While I was trolling the aisles of Whole Foods the other day, I stumbled upon a familiar salt marsh plant known as glasswort (Salicornia virginica). When I would lead early morning nature walks along the beaches in Florida this marsh herb was a plant I enjoyed finding! Here’s the interesting anecdote I’d share with my sunrise hikers.
Glasswort, also known as poorman’s asparagus or marsh samphire, can be eaten boiled or pickled in vinegar. Early settlers in Florida cooked and pickled glasswort because of its high salt content. The salty stems are the edible part of this plant.
For centuries, glassworts was collected and burned to create an ash rich in soda (impure sodium carbonate). The ash was then baked and fused with sand to make crude glass, consequently, provided reason for the glassworts main common name.
Another reason this plant got its most popular common name, glasswort, is that when someone steps on a bed of this plant, it sounds like they’re walking on broken glass.
Glasswort is common along beach dunes and salt march flats on the east and west coasts of the U.S. It is easily recognizable with its cactuslike bright green stem, tiny red flowers, scale-like leaves.
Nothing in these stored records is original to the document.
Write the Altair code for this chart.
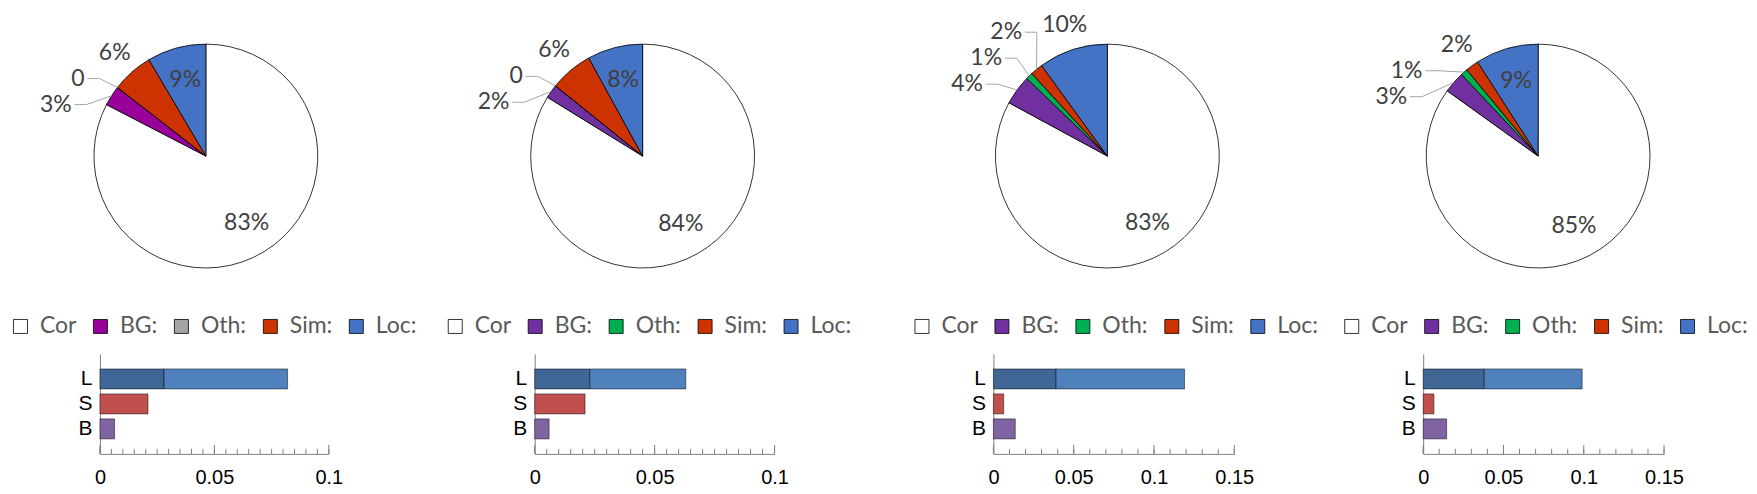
import math
import altair as alt
import pandas as pd

# ---------------- data ----------------
slices = ["Cor", "BG:", "Oth:", "Sim:", "Loc:"]
pie_values = [
    [82.6, 2.9, 0.0, 6.0, 8.5],
    [83.8, 2.0, 0.0, 6.2, 8.0],
    [82.9, 4.3, 1.0, 1.8, 10.0],
    [84.9, 3.1, 1.0, 1.9, 9.1],
]
pie_labels = [
    ["83%", "3%", "0", "6%", "9%"],
    ["84%", "2%", "0", "6%", "8%"],
    ["83%", "4%", "1%", "2%", "10%"],
    ["85%", "3%", "1%", "2%", "9%"],
]
label_inside = [
    [True, False, False, False, True],
    [True, False, False, False, True],
    [True, False, False, False, False],
    [True, False, False, False, True],
]
bg_colors = ["#990099", "#7030A0", "#7030A0", "#7030A0"]
oth_colors = ["#A5A5A5", "#00B050", "#00B050", "#00B050"]
cor_color, sim_color, loc_color = "#FFFFFF", "#CC3300", "#4472C4"

bar_cats = ["L", "S", "B"]
loc_inner = [0.028, 0.023, 0.039, 0.038]
loc_total = [0.082, 0.063, 0.119, 0.099]
sim_err = [0.021, 0.021, 0.0064, 0.0067]
bg_err = [0.0064, 0.006, 0.0136, 0.0146]
x_max = [0.1, 0.1, 0.15, 0.15]
minor_step = [0.005, 0.005, 0.01, 0.01]
major_ticks = [[0, 0.05, 0.1], [0, 0.05, 0.1], [0, 0.05, 0.1, 0.15], [0, 0.05, 0.1, 0.15]]
bar_keys = ["Ld", "Ll", "S", "B"]
bar_colors = ["#3F6695", "#4F81BD", "#C0504D", "#8064A2"]

# ---------------- layout constants (pixels) ----------------
R = 112                       # pie radius
VIEW_H = 445                  # panel view height (pie top area down to bar axis)
PIE_CY = 147                  # pie centre from view top
view_w = [435, 459, 430, 260] # panel strides
pie_cx = [106, 108, 114, 115] # pie centre from view left (= bar zero)
legend_x = [-91, -91, -83, -83]
LEGEND_Y = 306
bar_widths = [229, 240, 241, 241]
BAR_TOP = 345
LABEL_H = 26                  # vertical room taken by one pie label
LABEL_GAP = 8                 # horizontal margin around pie labels
R_FIRST, R_NEXT, R_ANCHOR = R + 26, R + 48, R + 32


def text_width(s):
    return sum(18.0 if ch == "%" else 13.3 for ch in s)


def pie_geometry(vals, labels, inside):
    total = float(sum(vals))
    mids, cum = [], 0.0
    for v in vals:
        a0 = cum / total * 2 * math.pi
        cum += v
        a1 = cum / total * 2 * math.pi
        mids.append((a0 + a1) / 2)
    texts, leads = [], []
    for i, phi in enumerate(mids):
        if inside[i]:
            r = 0.7 * R
            texts.append({"x": r * math.sin(phi), "y": r * math.cos(phi), "t": labels[i]})
    outside = sorted([i for i in range(len(vals)) if not inside[i]], key=lambda i: -mids[i])
    prev = None
    for k, i in enumerate(outside):
        phi = mids[i]
        side = -1 if math.sin(phi) < 0 else 1
        half = text_width(labels[i]) / 2
        if k == 0:
            x, y = R_FIRST * math.sin(phi), R_FIRST * math.cos(phi)
        else:
            x, y = R_NEXT * math.sin(phi), R_NEXT * math.cos(phi)
            px, py, phalf = prev
            h_overlap = abs(x - px) < (half + phalf + 2 * LABEL_GAP)
            v_overlap = abs(y - py) < LABEL_H
            if h_overlap and v_overlap:
                y = py - LABEL_H
                edge = side * math.sqrt(max(R_ANCHOR ** 2 - y * y, 0.0))
                x = edge + side * half
            ex, ey = R * math.sin(phi), R * math.cos(phi)
            hx = x - side * (half + 3)
            for s, (lx, ly) in enumerate([(ex, ey), (hx - side * 12, y), (hx, y)]):
                leads.append({"id": i, "s": s, "x": lx, "y": ly})
        prev = (x, y, half)
        texts.append({"x": x, "y": y, "t": labels[i]})
    return pd.DataFrame(texts), pd.DataFrame(leads, columns=["id", "s", "x", "y"])


panels = []
for p in range(4):
    colors = [cor_color, bg_colors[p], oth_colors[p], sim_color, loc_color]
    pie_df = pd.DataFrame({"slice": slices, "v": pie_values[p], "k": list(range(len(slices)))})
    text_df, lead_df = pie_geometry(pie_values[p], pie_labels[p], label_inside[p])

    # pixel-unit coordinate system centred on the pie (y up)
    xs = alt.Scale(domain=[-pie_cx[p], view_w[p] - pie_cx[p]], nice=False, zero=False)
    ys = alt.Scale(domain=[-(VIEW_H - PIE_CY), PIE_CY], nice=False, zero=False)

    arc = alt.Chart(pie_df).mark_arc(radius=R, stroke="black", strokeWidth=0.8).encode(
        theta=alt.Theta("v:Q", stack=True),
        order=alt.Order("k:Q"),
        x=alt.value(pie_cx[p]),
        y=alt.value(PIE_CY),
        color=alt.Color(
            "slice:N",
            scale=alt.Scale(domain=slices, range=colors),
            legend=alt.Legend(
                orient="none", legendX=legend_x[p], legendY=LEGEND_Y, direction="horizontal",
                title=None, symbolType="square", symbolSize=196,
                symbolStrokeColor="black", symbolStrokeWidth=0.8, symbolOpacity=1,
                labelFont="Lato", labelFontSize=23, labelColor="#595959",
                columnPadding=12, labelOffset=8, gridAlign="none",
            ),
        ),
    )
    leads = alt.Chart(lead_df).mark_line(color="#A6A6A6", strokeWidth=1).encode(
        x=alt.X("x:Q", scale=xs, axis=None),
        y=alt.Y("y:Q", scale=ys, axis=None),
        detail="id:N",
        order="s:Q",
    )
    texts = alt.Chart(text_df).mark_text(
        font="Lato", fontSize=23, color="#404040", baseline="middle", align="center"
    ).encode(
        x=alt.X("x:Q", scale=xs, axis=None),
        y=alt.Y("y:Q", scale=ys, axis=None),
        text="t:N",
    )
    pie_layer = alt.layer(arc, leads, texts)

    bar_df = pd.DataFrame({
        "cat": ["L", "L", "S", "B"],
        "x0": [0, loc_inner[p], 0, 0],
        "x1": [loc_inner[p], loc_total[p], sim_err[p], bg_err[p]],
        "key": bar_keys,
    })
    n_minor = int(round(x_max[p] / minor_step[p]))
    minor_df = pd.DataFrame({"t": [round(j * minor_step[p], 4) for j in range(n_minor + 1)]})
    major_df = pd.DataFrame({"t": major_ticks[p]})
    bxs = alt.Scale(domain=[0, x_max[p]], range=[0, bar_widths[p]], nice=False, zero=True)

    bars = alt.Chart(bar_df).mark_bar(stroke="black", strokeOpacity=0.6, strokeWidth=0.8).encode(
        x=alt.X("x0:Q", scale=bxs, title=None,
                axis=alt.Axis(orient="bottom", values=major_ticks[p], format="~g", ticks=False,
                              grid=False, domainColor="#808080", labelFont="Liberation Sans",
                              labelFontSize=20, labelColor="black", labelPadding=14,
                              labelFlush=False)),
        x2="x1:Q",
        y=alt.Y("cat:N", sort=bar_cats, title=None,
                scale=alt.Scale(range=[BAR_TOP, VIEW_H], paddingInner=0.2, paddingOuter=0.6),
                axis=alt.Axis(orient="left", ticks=False, grid=False, domainColor="#808080",
                              labelFont="Liberation Sans", labelFontSize=21,
                              labelColor="black", labelPadding=8)),
        color=alt.Color("key:N", scale=alt.Scale(domain=bar_keys, range=bar_colors), legend=None),
    )
    minor = alt.Chart(minor_df).mark_rule(color="#808080", strokeWidth=1).encode(
        x=alt.X("t:Q", scale=bxs, title=None), y=alt.value(VIEW_H - 5), y2=alt.value(VIEW_H)
    )
    major = alt.Chart(major_df).mark_rule(color="#808080", strokeWidth=1).encode(
        x=alt.X("t:Q", scale=bxs, title=None), y=alt.value(VIEW_H - 9), y2=alt.value(VIEW_H)
    )
    bar_layer = alt.layer(bars, minor, major)

    panel = alt.layer(pie_layer, bar_layer).resolve_scale(
        x="independent", y="independent", color="independent"
    ).properties(width=view_w[p], height=VIEW_H)
    panels.append(panel)

chart = alt.hconcat(*panels, spacing=0, bounds="flush").resolve_scale(
    color="independent", x="independent", y="independent", theta="independent"
).properties(
    padding={"left": 0, "top": 0, "right": 0, "bottom": 0}
).configure_view(stroke="transparent")

chart.save("out.html", embed_options={"renderer": "svg", "actions": False})
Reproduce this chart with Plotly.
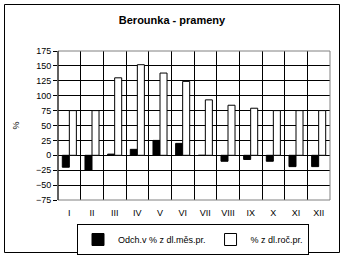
import plotly.graph_objects as go

months = ["I", "II", "III", "IV", "V", "VI", "VII", "VIII", "IX", "X", "XI", "XII"]
odch_mes = [-20, -25, 2, 10, 25, 20, 0, -10, -7, -10, -19, -19]
pct_roc = [75, 75, 130, 152, 138, 124, 93, 84, 79, 75, 75, 75]
y_ticks = [-75, -50, -25, 0, 25, 50, 75, 100, 125, 150, 175]

W, H = 344, 258
L, R, T, B = 58, 14, 51, 58
pw, ph = W - L - R, H - T - B

def px_x(x):
    return (x - L) / pw

def px_y(y):
    return (H - B - y) / ph

fig = go.Figure()
fig.add_trace(go.Bar(x=months, y=odch_mes, name="Odch.v % z dl.měs.pr.",
                     marker=dict(color="black", line=dict(color="black", width=1))))
fig.add_trace(go.Bar(x=months, y=pct_roc, name="% z dl.roč.pr.",
                     marker=dict(color="white", line=dict(color="black", width=1))))

font = dict(family="Arial, Liberation Sans, sans-serif", size=9, color="black")

fig.update_layout(
    width=W, height=H,
    margin=dict(l=L, r=R, t=T, b=B, autoexpand=False),
    paper_bgcolor="white", plot_bgcolor="white",
    barmode="group", bargap=0.38, bargroupgap=0.0,
    font=font,
    showlegend=True,
    title=dict(text="<b>Berounka - prameny</b>", x=0.5, xanchor="center",
               xref="container", yref="container",
               y=1 - 20 / H, yanchor="middle",
               font=dict(family="Arial, Liberation Sans, sans-serif", size=11, color="black")),
    legend=dict(orientation="h", x=193 / W, xanchor="center", xref="container",
                yref="container", y=1 - 239.5 / H, yanchor="middle",
                bordercolor="black", borderwidth=1, bgcolor="white",
                font=dict(family="Arial, Liberation Sans, sans-serif", size=9, color="black"),
                itemwidth=30, tracegroupgap=0),
    xaxis=dict(type="category", tickson="boundaries", showgrid=True, gridcolor="black",
               gridwidth=1, ticks="", showline=False, zeroline=False,
               tickfont=font, ticklabelstandoff=6, automargin=False),
    yaxis=dict(range=[-75, 175], tickvals=y_ticks, showgrid=True, gridcolor="black",
               gridwidth=1, ticks="outside", ticklen=4, tickcolor="black",
               showline=False, zeroline=True, zerolinecolor="black", zerolinewidth=1,
               tickfont=font, automargin=False,
               title=dict(text="%", font=font, standoff=14)),
    shapes=[
        dict(type="rect", xref="paper", yref="paper", x0=0, x1=1, y0=0, y1=1,
             line=dict(color="#808080", width=1), layer="above"),
        dict(type="line", xref="paper", yref="paper", x0=0, x1=0, y0=0, y1=1,
             line=dict(color="black", width=1), layer="above"),
        dict(type="rect", xref="paper", yref="paper",
             x0=px_x(4.5), x1=px_x(339.5), y0=px_y(252.5), y1=px_y(4.5),
             line=dict(color="black", width=1), layer="above"),
    ],
)

fig.write_html("out.html")
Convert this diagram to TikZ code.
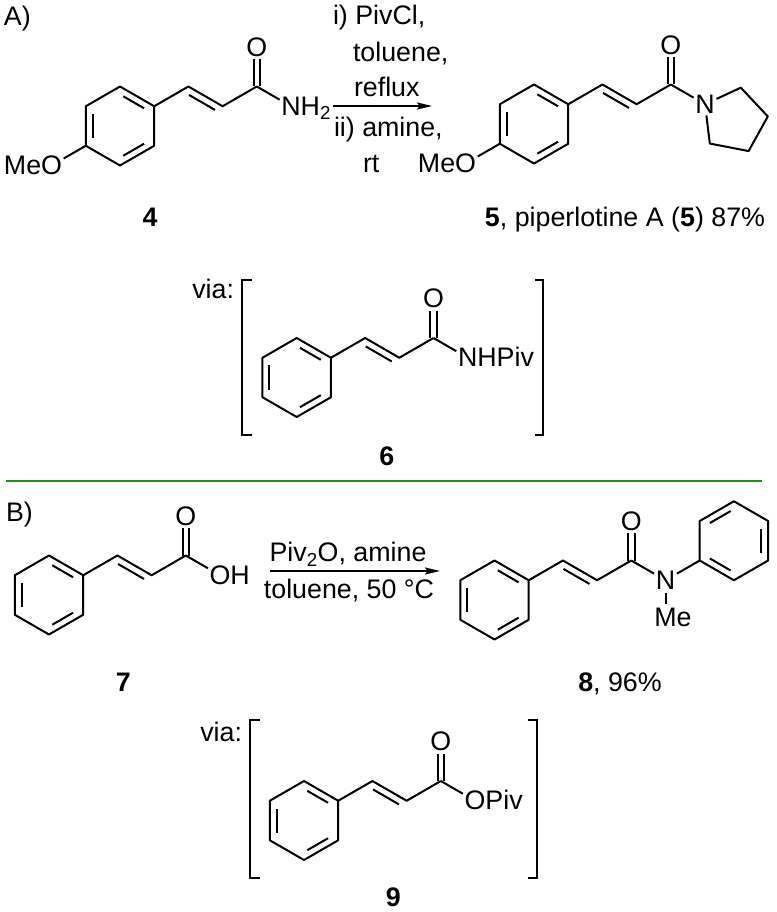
\documentclass[tikz,border=0pt]{standalone}
\usepackage{fontspec}
\setmainfont{Liberation Sans}
\usetikzlibrary{calc,arrows.meta}
\definecolor{divgreen}{RGB}{34,139,34}

% benzene ring: name, centre, which Kekule set (0 or 1)
\newcommand{\benzring}[3]{%
	\coordinate (#1c) at #2;
	\foreach \k in {1,...,6}
		\coordinate (#1-\k) at ($(#1c)+({-150+60*\k}:39.5)$);
	\draw (#1-1) -- (#1-2) -- (#1-3) -- (#1-4) -- (#1-5) -- (#1-6) -- cycle;
	\ifnum#3=0\relax
		\foreach \a/\b in {1/2,3/4,5/6}
			\draw ($(#1-\a)!.12!(#1-\b)!.2!(#1c)$) -- ($(#1-\b)!.12!(#1-\a)!.2!(#1c)$);
	\else
		\foreach \a/\b in {2/3,4/5,6/1}
			\draw ($(#1-\a)!.12!(#1-\b)!.2!(#1c)$) -- ($(#1-\b)!.12!(#1-\a)!.2!(#1c)$);
	\fi
}

% CH=CH-C(=O) chain: compound number, ring atom it starts from
\newcommand{\enone}[2]{%
	\coordinate (ca#1) at ($(#2)+(34.2,-19.75)$);
	\coordinate (cb#1) at ($(ca#1)+(34.2,19.75)$);
	\coordinate (cc#1) at ($(cb#1)+(34.2,-19.75)$);
	\node[atom] (o#1) at ($(cc#1)+(0,-39.5)$) {O};
	\draw (#2) -- (ca#1) -- (cb#1) -- (cc#1);
	\draw ($(ca#1)!.12!(cb#1)!7pt!-90:(cb#1)$) -- ($(cb#1)!.12!(ca#1)!7pt!90:(ca#1)$);
	\draw[shorten >=3pt] ([xshift=-3.3pt]cc#1) -- ([xshift=-3.3pt]o#1.south);
	\draw[shorten >=3pt] ([xshift=3.3pt]cc#1) -- ([xshift=3.3pt]o#1.south);
}

\begin{document}
\begin{tikzpicture}[x=1pt, y=-1pt, line width=2pt, line join=round,
	font=\fontsize{26.8}{32}\selectfont,
	atom/.style={inner sep=0pt, outer sep=0pt},
	txt/.style={inner sep=0pt, anchor=base},
	bracket/.style={line join=miter},
	rxn/.style={-{Stealth[length=15pt, width=7pt, inset=2.5pt]}}]
	\useasboundingbox (0,0) rectangle (776,912);
	
	% A) amide 4
	\node[txt, anchor=base west] (labA) at (3,26) {A)};
	\benzring{r4}{(120,126)}{0}
	\enone{4}{r4-2}
	\node[atom] (n4) at ($(cc4)+(34.2,19.75)$) {N};
	\node[atom, anchor=base west] (h4) at (n4.base east) {H\textsubscript{2}};
	\draw[shorten >=2pt] (cc4) -- (n4);
	\node[atom] (om4) at ($(r4-5)+(-34.2,19.75)$) {O};
	\node[atom, anchor=base east] (me4) at (om4.base west) {Me};
	\draw[shorten >=2pt] (r4-5) -- (om4);
	\node[txt] (cmp4) at (150,226.7) {\textbf{4}};
	
	% conditions A
	\node[txt, anchor=base west] (condA1) at (332,25) {i) PivCl,};
	\node[txt, anchor=base west] (condA2) at (352,61.5) {toluene,};
	\node[txt, anchor=base west] (condA3) at (353,97) {reflux};
	\node[txt, anchor=base west] (condA4) at (333,137) {ii) amine,};
	\node[txt, anchor=base west] (condA5) at (362,173) {rt};
	\coordinate (arrA1) at (333,106);
	\coordinate (arrA2) at (432,106);
	\draw[rxn] (arrA1) -- (arrA2);
	
	% product 5
	\benzring{r5}{(534,124)}{0}
	\enone{5}{r5-2}
	\node[atom] (n5) at ($(cc5)+(34.2,19.75)$) {N};
	\draw[shorten >=2pt] (cc5) -- (n5);
	\coordinate (p5-1) at ($(n5)+(35.8,-16.6)$);
	\coordinate (p5-2) at ($(n5)+(62.8,12.2)$);
	\coordinate (p5-3) at ($(n5)+(43.6,46.8)$);
	\coordinate (p5-4) at ($(n5)+(4.8,39.3)$);
	\draw[shorten <=2pt, shorten >=2pt] (n5) -- (p5-1) -- (p5-2) -- (p5-3) -- (p5-4) -- (n5);
	\node[atom] (om5) at ($(r5-5)+(-34.2,19.75)$) {O};
	\node[atom, anchor=base east] (me5) at (om5.base west) {Me};
	\draw[shorten >=2pt] (r5-5) -- (om5);
	\node[txt] (cmp5) at (625,226.7) {\textbf{5}, piperlotine A (\textbf{5}) 87\%};
	
	% via 6
	\node[txt, anchor=base east] (viaA) at (235,298.3) {via:};
	\draw[bracket] (251.7,280) -- (241.7,280) -- (241.7,435) -- (251.7,435);
	\draw[bracket] (535,280) -- (543.3,280) -- (543.3,435) -- (535,435);
	\benzring{r6}{(296.7,377.5)}{0}
	\enone{6}{r6-2}
	\node[atom] (n6) at ($(cc6)+(34.2,19.75)$) {N};
	\node[atom, anchor=base west] (piv6) at (n6.base east) {HPiv};
	\draw[shorten >=2pt] (cc6) -- (n6);
	\node[txt] (cmp6) at (386.7,465) {\textbf{6}};
	
	% divider
	\draw[divgreen, line width=2pt] (6,481) -- (762,481);
	
	% B) acid 7
	\node[txt, anchor=base west] (labB) at (5,521.7) {B)};
	\benzring{r7}{(49,595)}{0}
	\enone{7}{r7-2}
	\node[atom] (oh7) at ($(cc7)+(34.2,19.75)$) {O};
	\node[atom, anchor=base west] (h7) at (oh7.base east) {H};
	\draw[shorten >=2pt] (cc7) -- (oh7);
	\node[txt] (cmp7) at (123.3,691.7) {\textbf{7}};
	
	% conditions B
	\coordinate (arrB1) at (270,571);
	\coordinate (arrB2) at (440,571);
	\draw[rxn] (arrB1) -- (arrB2);
	\node[txt] (condB1) at (348,561.7) {Piv\textsubscript{2}O, amine};
	\node[txt] (condB2) at (349,598.3) {toluene, 50 °C};
	
	% product 8
	\benzring{r8}{(494.5,600)}{0}
	\enone{8}{r8-2}
	\node[atom] (n8) at ($(cc8)+(34.2,19.75)$) {N};
	\draw[shorten >=2pt] (cc8) -- (n8);
	\benzring{q8}{($(n8)+(68.4,-39.5)$)}{1}
	\draw[shorten <=2pt] (n8) -- (q8-5);
	\node[atom, anchor=base west] (me8) at (654.3,626.7) {Me};
	\draw[shorten <=4pt, shorten >=4pt] (n8.south) -- (n8.south |- me8.north);
	\node[txt] (cmp8) at (620,691.7) {\textbf{8}, 96\%};
	
	% via 9
	\node[txt, anchor=base east] (viaB) at (243,741.7) {via:};
	\draw[bracket] (260,720) -- (250,720) -- (250,878) -- (260,878);
	\draw[bracket] (528.3,720) -- (536.7,720) -- (536.7,878) -- (528.3,878);
	\benzring{r9}{(304,820.5)}{0}
	\enone{9}{r9-2}
	\node[atom] (oe9) at ($(cc9)+(34.2,19.75)$) {O};
	\node[atom, anchor=base west] (piv9) at (oe9.base east) {Piv};
	\draw[shorten >=2pt] (cc9) -- (oe9);
	\node[txt] (cmp9) at (393.3,906.5) {\textbf{9}};
\end{tikzpicture}
\end{document}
It is particularly well suited to live along the coast because it has a thick waxy skin that protects itself from the salt water spray. Another glasswort adaptation to help in this rather harsh climate is the addition of vacuoles within their root cells that lock up to prevent salt from being absorbed through its roots. Glasswort is usually only 4-12 inches long and has a horizontal main stem with lateral branches. Be careful you don’t trip on this matted down plant!